Single by Sinéad O'Connor

from the album Faith and Courage
- B-side: "This Is a Rebel Song" (remix); "Her Mantle So Green";
- Released: 9 May 2000
- Length: 3:00
- Label: Atlantic
- Songwriters: Sinéad O'Connor; Scott Cutler; Anne Preven;
- Producers: Scott Cutler; Anne Preven;

Sinéad O'Connor singles chronology
| "Fire on Babylon" (1994) | "No Man's Woman" (2000) | "Jealous" (2000) |

Music video
- "No Man's Woman" on YouTube

= No Man's Woman (song) =

2000 single by Sinéad O'Connor

"No Man's Woman" is a song by Irish singer Sinéad O'Connor from her fifth studio album, Faith and Courage (2000). It was released as the album's lead single on 9 May 2000 by Atlantic Records.

==Background and composition==
"No Man's Woman", the lead single from the album Faith and Courage, was sent to pop and rock stations on 21 April 2000. Andy Murray, marketing director of Warner Music Europe, commented: "It's the right time for her to break her silence. The single is very commercial and everybody seems to think it's her best album since her first record. The marketing campaign is about reminding people who she is. But actually, despite the long gap, nobody seems to need reminding. There's a real excitement around the record, which has surprised a lot of people".

According to Nigel Williamson of Music & Media, O'Connor set out "her stall as strong and forceful young woman" on the song.

O'Connor commented on the lyrics of the song:

"It talks about a soul, a female soul who does not want to be a girlfriend or a wife, but wants to be single, really, but who is very much in love with the spirit of men and wants to conduct a relationship with the spirit of men.
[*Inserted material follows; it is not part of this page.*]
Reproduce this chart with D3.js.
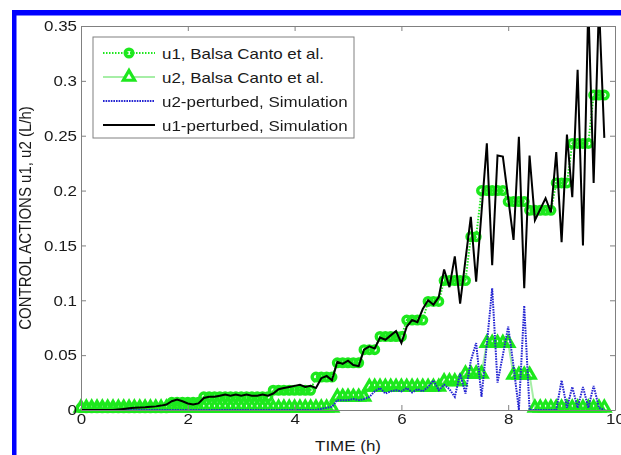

The song also honors the woman's soul, [which] feels that her teachers will be men, her guides will be men, and her rescuers have been men. Not romantically, though, but spiritually".

==Critical reception==
MTV News called the song "autobiographical" and "anthemic".

==Music video==
The music video was directed by Mike Lipscombe. According to O'Connor, "The video shows kind of a symbolic death and rebirth which takes place, and which helps this woman's soul to become more of herself by following the guidance of particular male religious instructors. It's very much a song that honors man. It's interesting how people think if you reject men sexually, that this means you're somehow rejecting them entirely. But in fact, sometimes it's easier to be intimate with men when there isn't that threat of sexuality or whatever". The video was nominated at the 2000 Billboard Music Awards in the category of Best Jazz/AC Video. The video starts with O'Connor as a bride about to get married who runs off and drives the car into the ocean. She crawls onto the beach from the car, taking off the blonde wig she was wearing showing her shaved head, and runs off, over the grassy dunes back to town and nearly gets run down by a train. She collapses on a city sidewalk where a guardian angel revives her soul.

==Track listing==
US and European CD single
1. "No Man's Woman" (album version) – 3:02
2. "This Is a Rebel Song" (remix) – 3:54
3. "Her Mantle So Green" – 2:04

==Charts==

| Chart (2000) | Peak position |
|---|---|
| Australia (ARIA) | 87 |
| Europe Airplay (European Hit Radio) | 38 |
| Netherlands (Single Top 100) | 80 |
| New Zealand (Recorded Music NZ) | 42 |
| Quebec (ADISQ) | 21 |
| US Adult Alternative Airplay (Billboard) | 15 |

==Usage in media==
"No Man's Woman" was used on the pilot of TV series Alias in 2001, Sydney Bristow (played by Jennifer Garner) escapes with a prototype, and delivers it to Arvin Sloane (played by Ron Rifkin).